Basically, a knock-off of the FN-FAL.

Kit, competence of users of said kit (having seen American troops circa 1976, I know what incompetence looks like), and a host of other factors.

For example, Down South in 1982, the Argentine ground forces had considerably better (for example, a much higher level of night-vision goggles available) and certainly more abundant kit available (due to the British troops having to carry everything). The Argentine forces absolutely had better boots than the British. And yet, the qualitative differences in the kit wasn't that important. What was important was knowing how to use it.

Part of the problem that I find with these techno-thriller books is that they often focus utterly relentlessly on the kit, and casually assume training (or total lack thereof on the part of Hapless Villains) as a given.

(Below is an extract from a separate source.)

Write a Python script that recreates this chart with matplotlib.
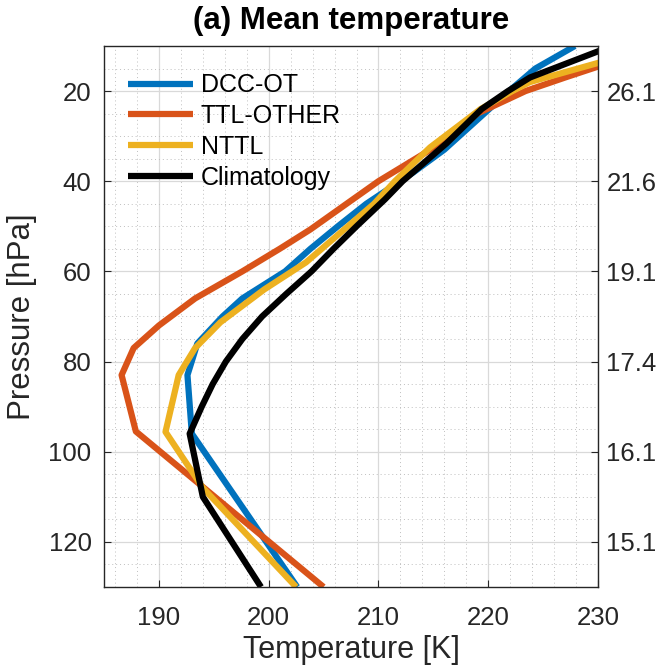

To take a period example; in the mid-1970s, the US Army had some pretty decent kit. It would have been completely useless, because that was the nadir of US Army competence.

Reminds me of an interview my Uni Professor of Military History did with a senior BAOR officer about what might have happened if the war had gone hot, and they'd had to rely on the Americans.

"Turn west and don't stop until the Channel" was apparently his answer
 
Honestly there’s too much history over the obsession of military equipment. It’s sort of overwhelming, especially on YouTube.

Maybe how cultures affected in the fact that we’re back in a world war again would be good.
 
This is an often overlooked factor. It's not whether one bang-stick has a greater rate of fire than another, or if it fires further, or whatever. It's whether the damn thing works after being thrown about, dropped in mud, sat in frozen water-slush while Tommy crossed a river, and so on.

It's astonishing how rarely kit that works really well in factory conditions and on clean rifle ranges (or similar) fails to work in the field.
I remember Clancy himself (who was active on old usenet) becoming very aggressive when (usually veterans) pointed this very point out to him. In the shiny world of 90s/80s technothrillers, western hardware was supposed to work perfectly.